Heres an example of calculating the triple integral with specified error tolerances −

import numpy as np
import scipy.integrate as integrate

# Define the function to integrate: f(x, y, z) = exp(-(x^2 + y^2 + z^2))
def integrand(z, y, x):
    return np.exp(-(x**2 + y**2 + z**2))

# Perform triple integration with custom error tolerances
result, error = integrate.tplquad(integrand, 
                                   0, np.inf,               # Limits for x
                                   lambda x: 0,             # Lower limit for y
                                   lambda x: np.inf,        # Upper limit for y
                                   lambda x, y: 0,          # Lower limit for z
                                   lambda x, y: np.inf,     # Upper limit for z
                                   epsabs=1e-10, epsrel=1e-10)  # Custom tolerances

# Print the result and estimated error
print("Result of the triple integration:", result)
print("Estimated error:", error)

Following is the output of handling the error tolerance while performing the triple integration −

Result of the triple integration: 0.6960409996039614
Estimated error: 9.998852642787021e-11

Complex Functions

When dealing with complex functions we have to split the real and imaginary parts and perform separate integrals for each. This is similar to how double integrals are handled.

Example

Heres an example of calculating the triple integral of a complex function f(x, y, z) = e^{-(x2 + y2 + z2)} + i.sin(x + y + z) −

import numpy as np
from scipy.integrate import nquad

# Define the real part of the function
def real_function(x, y, z):
    return np.exp(-(x**2 + y**2 + z**2))

# Define the imaginary part of the function
def imaginary_function(x, y, z):
    return np.sin(x + y + z)

# Define the limits for each variable (0 to 1 for this example)
limits = [[0, 1], [0, 1], [0, 1]]  # Integration limits for x, y, z

# Perform the triple integration for the real part
real_result, real_error = nquad(real_function, limits)

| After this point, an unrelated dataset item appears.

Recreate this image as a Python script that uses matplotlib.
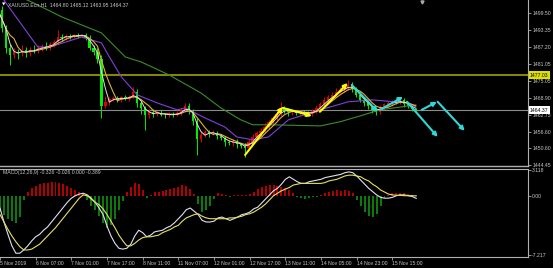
import numpy as np
import pandas as pd
import matplotlib
matplotlib.use('Agg')
import matplotlib.pyplot as plt
import matplotlib.transforms as mtransforms

plt.rcParams['font.family'] = ['Liberation Sans', 'DejaVu Sans']

# XAUUSD.Ecn H1, 5 Nov - 15 Nov 2019 (closes)
close = [
    1500.5, 1494.0, 1487.0, 1484.5, 1485.5, 1485.0, 1486.0, 1485.2, 1486.3, 1486.0,
    1486.8, 1487.5, 1487.0, 1488.2, 1489.0, 1491.0, 1490.5, 1491.2, 1491.0, 1491.5,
    1491.3, 1491.6, 1490.5, 1487.0, 1485.5, 1483.0, 1466.0, 1467.5, 1468.3, 1468.8,
    1468.2, 1469.0, 1468.5, 1469.3, 1471.0, 1467.0, 1465.0, 1462.5, 1463.8, 1463.0,
    1463.5, 1462.8, 1462.5, 1463.0, 1462.7, 1463.2, 1464.5, 1465.8, 1464.0, 1460.5,
    1454.0, 1455.5, 1456.5, 1456.0, 1456.3, 1455.0, 1454.5, 1453.0, 1452.5, 1453.2,
    1452.0, 1451.5, 1450.8, 1453.0, 1454.7, 1456.0, 1457.0, 1458.2, 1460.0, 1461.5,
    1463.0, 1465.0, 1464.2, 1463.6, 1464.0, 1463.5, 1463.8, 1463.2, 1463.0, 1464.0,
    1465.2, 1466.5, 1468.0, 1469.0, 1470.0, 1471.0, 1471.8, 1472.5, 1473.5, 1472.0,
    1470.0, 1468.2, 1467.0, 1465.8, 1464.5, 1463.8, 1465.5, 1466.5, 1466.8, 1467.5,
    1467.2, 1468.0, 1466.5, 1466.0, 1464.8, 1464.37]
first_open = 1504.0
up_wick = [
    0.3, 1.5, 1.0, 1.2, 1.5, 1.0, 1.8, 1.2, 1.0, 1.5,
    1.2, 0.8, 1.5, 1.0, 0.8, 2.4, 1.0, 0.6, 0.8, 0.5,
    0.6, 0.4, 0.8, 1.2, 1.0, 1.5, 1.2, 2.0, 0.8, 0.6,
    0.8, 0.5, 0.7, 0.5, 1.8, 1.0, 1.2, 0.8, 1.0, 0.9,
    0.6, 0.8, 0.5, 0.7, 0.6, 0.8, 0.7, 1.0, 1.2, 0.8,
    1.0, 1.2, 0.8, 0.6, 0.9, 0.7, 0.8, 0.6, 0.5, 0.8,
    0.7, 0.6, 0.9, 1.0, 1.2, 0.8, 1.0, 1.5, 1.0, 0.8,
    1.2, 2.5, 1.0, 0.8, 0.9, 0.6, 0.7, 0.5, 0.8, 0.9,
    1.0, 0.8, 1.2, 0.9, 1.0, 1.4, 0.8, 1.0, 1.8, 1.0,
    0.8, 0.9, 0.6, 0.8, 0.5, 0.7, 0.8, 0.6, 1.0, 0.7,
    0.8, 1.3, 0.6, 0.5, 0.4, 0.32]
dn_wick = [
    0.5, 1.5, 2.0, 3.8, 1.2, 2.0, 1.0, 1.5, 1.2, 1.0,
    0.8, 1.2, 1.0, 0.8, 1.0, 0.8, 1.2, 0.6, 0.8, 0.5,
    0.7, 0.6, 0.8, 1.0, 1.2, 1.5, 4.4, 1.0, 1.2, 0.6,
    0.8, 0.7, 0.6, 0.8, 0.5, 1.5, 2.0, 5.2, 1.0, 1.2,
    0.8, 0.6, 1.0, 0.7, 0.8, 0.6, 0.5, 0.7, 1.0, 1.5,
    5.8, 1.0, 0.8, 1.2, 0.7, 0.9, 1.0, 1.5, 0.8, 1.0,
    1.2, 0.9, 3.3, 0.8, 0.7, 0.6, 0.8, 0.7, 0.5, 0.6,
    0.8, 0.9, 1.0, 1.2, 0.8, 0.7, 0.9, 1.0, 0.8, 0.6,
    0.5, 0.7, 0.6, 0.8, 0.7, 0.6, 0.5, 0.7, 0.8, 1.0,
    0.9, 0.8, 1.0, 0.9, 1.2, 1.3, 0.8, 0.7, 0.6, 0.8,
    0.7, 0.6, 0.8, 0.7, 0.6, 0.42]

# slow moving averages, read at a few bars
purple_bar = [0, 2, 10, 13, 21, 26, 28, 31, 35, 40, 45, 47, 52, 57, 60, 64, 68, 73, 81, 88, 94, 103, 105]
purple_val = [1507.5, 1503.1, 1487.2, 1487.2, 1490.8, 1488.7, 1483.6, 1476.4, 1469.9, 1467.0, 1464.5, 1465.2,
              1461.6, 1458.3, 1454.7, 1453.7, 1454.7, 1460.9, 1464.5, 1467.4, 1468.1, 1467.0, 1465.6]
green_bar = [0, 9, 16, 26, 32, 36, 43, 51, 56, 61, 64, 68, 81, 86, 91, 96, 105]
green_val = [1509.0, 1503.1, 1498.1, 1492.3, 1483.6, 1481.8, 1477.1, 1470.6, 1465.2, 1460.9,
             1459.1, 1459.1, 1458.7, 1460.2, 1462.3, 1464.5, 1466.3]

# MACD(12,26,9)
dif = [
    -1.5, -3.2, -4.7, -6.1, -7.0, -7.0, -6.6, -6.1, -5.5, -5.0,
    -4.7, -4.2, -3.8, -3.2, -2.6, -2.0, -1.4, -0.8, -0.3, 0.0,
    0.2, 0.3, 0.1, -0.3, -0.8, -1.5, -2.3, -3.7, -4.9, -5.8,
    -6.4, -6.5, -6.4, -5.9, -4.9, -4.2, -4.5, -5.0, -4.8, -4.4,
    -4.3, -4.2, -3.9, -3.7, -3.3, -2.8, -2.3, -1.7, -1.5, -1.9,
    -2.3, -3.0, -3.2, -3.2, -3.1, -2.7, -2.6, -2.8, -3.0, -2.8,
    -2.6, -2.3, -2.2, -2.0, -1.6, -1.4, -0.9, -0.4, 0.1, 0.6,
    0.9, 1.4, 2.0, 2.3, 2.0, 1.7, 1.5, 1.5, 1.7, 1.8,
    1.9, 2.0, 2.2, 2.3, 2.4, 2.5, 2.6, 2.8, 2.9, 2.8,
    2.4, 1.9, 1.4, 0.9, 0.5, 0.1, -0.2, -0.3, -0.3, -0.2,
    0.0, 0.1, 0.1, 0.0, -0.1, -0.326]
dea = [
    -2.3, -3.2, -4.1, -4.9, -5.6, -6.2, -6.6, -6.6, -6.5, -6.2,
    -5.9, -5.4, -4.9, -4.4, -3.9, -3.3, -2.7, -2.1, -1.5, -0.9,
    -0.3, 0.1, 0.0, -0.4, -0.8, -1.1, -1.6, -2.3, -3.1, -3.9,
    -4.8, -5.5, -6.1, -6.1, -5.8, -5.4, -5.1, -5.0, -5.0, -4.9,
    -4.8, -4.5, -4.3, -4.1, -3.8, -3.6, -3.1, -2.7, -2.5, -2.3,
    -2.2, -2.5, -2.7, -2.8, -2.8, -2.8, -2.8, -2.8, -2.7, -2.7,
    -2.6, -2.5, -2.3, -2.2, -2.0, -1.7, -1.4, -1.0, -0.5, 0.0,
    0.3, 0.6, 0.8, 1.0, 1.3, 1.4, 1.5, 1.5, 1.5, 1.5,
    1.5, 1.5, 1.6, 1.8, 1.9, 2.0, 2.2, 2.4, 2.5, 2.5,
    2.4, 2.3, 2.0, 1.8, 1.4, 1.1, 0.7, 0.45, 0.2, 0.1,
    0.05, 0.05, 0.0, 0.0, 0.0, -0.026]
hist = [
    -2.0, -2.4, -2.8, -3.1, -3.3, -2.6, -0.5, 0.5, 0.9, 1.2,
    1.4, 1.5, 1.6, 1.7, 1.7, 1.6, 1.4, 1.2, 0.9, 0.7,
    0.4, 0.15, -0.5, -1.2, -1.8, -2.5, -3.3, -3.9, -3.6, -2.8,
    -1.8, -0.6, 0.5, 1.1, 1.6, 1.4, 0.7, -0.3, 0.1, 0.4,
    0.5, 0.6, 0.7, 0.8, 0.9, 1.1, 1.3, 1.2, 0.8, 0.2,
    -1.0, -2.0, -1.8, -1.2, -0.4, 0.3, 0.2, 0.05, -0.1, 0.05,
    0.1, 0.05, 0.1, 0.2, 0.5, 0.8, 1.0, 1.2, 1.3, 1.3,
    1.2, 1.0, 0.9, 0.7, 0.3, -0.2, -0.3, -0.35, -0.3, -0.2,
    -0.1, 0.1, 0.3, 0.5, 0.6, 0.7, 0.6, 0.7, 0.6, 0.3,
    -0.5, -1.3, -2.0, -2.5, -2.6, -2.2, -1.2, -0.3, 0.1, 0.3,
    0.35, 0.35, 0.3, 0.2, 0.1, 0.05]

date_labels = ['5 Nov 2019', '6 Nov 07:00', '7 Nov 01:00', '7 Nov 17:00', '8 Nov 11:00',
               '11 Nov 07:00', '12 Nov 01:00', '12 Nov 17:00', '13 Nov 11:00',
               '14 Nov 05:00', '14 Nov 23:00', '15 Nov 15:00']
date_every = 9
price_ticks = [1499.50, 1493.35, 1487.20, 1481.05, 1475.05, 1468.90, 1462.75, 1456.60, 1450.60, 1444.45]
macd_ticks = [3.118, 0.0, -7.217]
macd_tick_labels = ['3.118', '0.00', '-7.217']

resistance = 1477.03
last_price = 1464.37
title = 'XAUUSD.Ecn,H1  1464.80 1465.12 1463.95 1464.37'
macd_title = 'MACD(12,26,9) -0.326 -0.026 0.000 -0.389'

# drawn trend arrows (bar, price) -> (bar, price)
yellow_arrows = [(62.1, 1448.2, 71.6, 1465.6), (71.6, 1465.2, 78.9, 1462.3), (80.9, 1463.8, 87.9, 1474.2)]
cyan_arrows = [(88.9, 1473.5, 95.5, 1463.8), (96.0, 1464.5, 101.8, 1469.2), (102.8, 1467.4, 110.5, 1454.7),
               (106.5, 1464.5, 110.3, 1467.4), (110.5, 1467.4, 117.3, 1456.9)]
shift_bar = 106.5

GRAY = '#c8c8c8'
FS = 3.7

c = np.array(close)
o = np.r_[first_open, c[:-1]]
hi = np.maximum(o, c) + np.array(up_wick)
lo = np.minimum(o, c) - np.array(dn_wick)
x = np.arange(len(c))
col = np.where(c >= o, '#e00000', '#00ee00')

s = pd.Series(close)
ma_fast = s.rolling(3, min_periods=1).mean()
ma_mid = s.rolling(5, min_periods=1).mean()

fig = plt.figure(figsize=(5.53, 2.68), dpi=100, facecolor='black')
ax = fig.add_axes([0, 1 - 166 / 268, 528 / 553, 166 / 268], facecolor='black')
axm = fig.add_axes([0, 1 - 257 / 268, 528 / 553, 88 / 268], facecolor='black')

# price window
ax.axhline(resistance, color='#b0b000', lw=1.1, zorder=1)
ax.axhline(last_price, color='#8c8c8c', lw=0.8, zorder=1)
ax.vlines(x, lo, hi, colors=col, lw=0.7, zorder=2)
ax.bar(x, np.maximum(np.abs(c - o), 0.2), bottom=np.minimum(o, c), width=0.6, color=col, zorder=2)
ax.plot(green_bar, green_val, color='#3c8c28', lw=0.8, zorder=3)
ax.plot(purple_bar, purple_val, color='#8040d8', lw=0.8, zorder=3)
ax.plot(x, ma_mid, color='#e0b040', lw=0.8, zorder=3)
ax.plot(x, ma_fast, color='#f0d8e4', lw=0.7, zorder=3)

for b0, p0, b1, p1 in yellow_arrows:
    ax.annotate('', xy=(b1, p1), xytext=(b0, p0), zorder=5,
                arrowprops=dict(arrowstyle='-|>', color='#ffff00', lw=1.5, mutation_scale=6,
                                shrinkA=0, shrinkB=0))
for b0, p0, b1, p1 in cyan_arrows:
    ax.annotate('', xy=(b1, p1), xytext=(b0, p0), zorder=5,
                arrowprops=dict(arrowstyle='-|>', color='#30d8d8', lw=1.5, mutation_scale=6,
                                shrinkA=0, shrinkB=0))

ax.set_xlim(0.5, 133.2)
ax.set_ylim(1444.2, 1504.2)
ax.yaxis.tick_right()
ax.set_yticks(price_ticks)
ax.set_yticklabels(['%.2f' % v for v in price_ticks])
ax.set_xticks([])
ax.tick_params(axis='y', colors=GRAY, labelsize=FS, length=2, width=0.5, pad=1)
for sp in ['top', 'left']:
    ax.spines[sp].set_visible(False)
ax.spines['right'].set_color('#b0b0b0')
ax.spines['bottom'].set_color('#b0b0b0')
ax.spines['right'].set_linewidth(0.8)
ax.spines['bottom'].set_linewidth(1.0)

ytr = mtransforms.blended_transform_factory(ax.transAxes, ax.transData)
ax.text(1.004, resistance, '%.2f' % resistance, transform=ytr, fontsize=FS, color='black', va='center',
        ha='left', clip_on=False, zorder=10, bbox=dict(boxstyle='square,pad=0.25', fc='#e0e000', ec='none'))
ax.text(1.004, last_price, '%.2f' % last_price, transform=ytr, fontsize=FS, color='black', va='center',
        ha='left', clip_on=False, zorder=10, bbox=dict(boxstyle='square,pad=0.25', fc='white', ec='none'))
xtr = mtransforms.blended_transform_factory(ax.transData, ax.transAxes)
ax.plot([shift_bar], [0.99], marker='v', color='#a8a8a8', ms=2.2, transform=xtr, clip_on=False)

fig.text(1.5 / 553, 1 - 4.5 / 268, '\u25bc', fontsize=3.2, color='white', va='center', family='DejaVu Sans')
fig.text(8 / 553, 1 - 4.5 / 268, title, fontsize=FS, color=GRAY, va='center')

# MACD window
axm.bar(x, hist, width=0.5, color=np.where(np.array(hist) > 0, '#b00000', '#0a7a0a'), zorder=2)
axm.plot(x, dif, color='#e0e0f0', lw=0.8, zorder=3)
axm.plot(x, dea, color='#e6e060', lw=0.8, zorder=3)
axm.set_xlim(0.5, 133.2)
axm.set_ylim(-7.46, 3.25)
axm.yaxis.tick_right()
axm.set_yticks(macd_ticks)
axm.set_yticklabels(macd_tick_labels)
axm.set_xticks(np.arange(len(date_labels)) * date_every)
axm.set_xticklabels(date_labels, ha='left')
axm.tick_params(colors=GRAY, labelsize=FS, length=2, width=0.5, pad=1)
axm.spines['left'].set_visible(False)
for sp in ['right', 'top', 'bottom']:
    axm.spines[sp].set_color('#b0b0b0')
    axm.spines[sp].set_linewidth(0.8)
axm.text(0.005, 0.985, macd_title, transform=axm.transAxes, fontsize=FS, color=GRAY, va='top')

fig.savefig('out.png', dpi=100, facecolor='black')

# Perform the triple integration for the imaginary part
imaginary_result, imaginary_error = nquad(imaginary_function, limits)

# Combine the results into a complex number
result = real_result + 1j * imaginary_result

# Print the results
print(f"Real Part Integral Result: {real_result}, Error Estimate: {real_error}")
print(f"Imaginary Part Integral Result: {imaginary_result}, Error Estimate: {imaginary_error}")
print(f"Combined Integral Result: {result}")

Here is the output of calculating the triple integration of complex functions using tplquad() in scipy −

Real Part Integral Result: 0.4165383858866382, Error Estimate: 8.291335287314424e-15
Imaginary Part Integral Result: 0.8793549306454008, Error Estimate: 1.0645376503904486e-14
Combined Integral Result: (0.4165383858866382+0.8793549306454008j)

Finally we can say the tplquad() function in SciPy provides a powerful and flexible tool for performing triple integrals over various domains.

By specifying functions for the limits and integrating a wide range of functions we can efficiently compute complex integrals with high accuracy.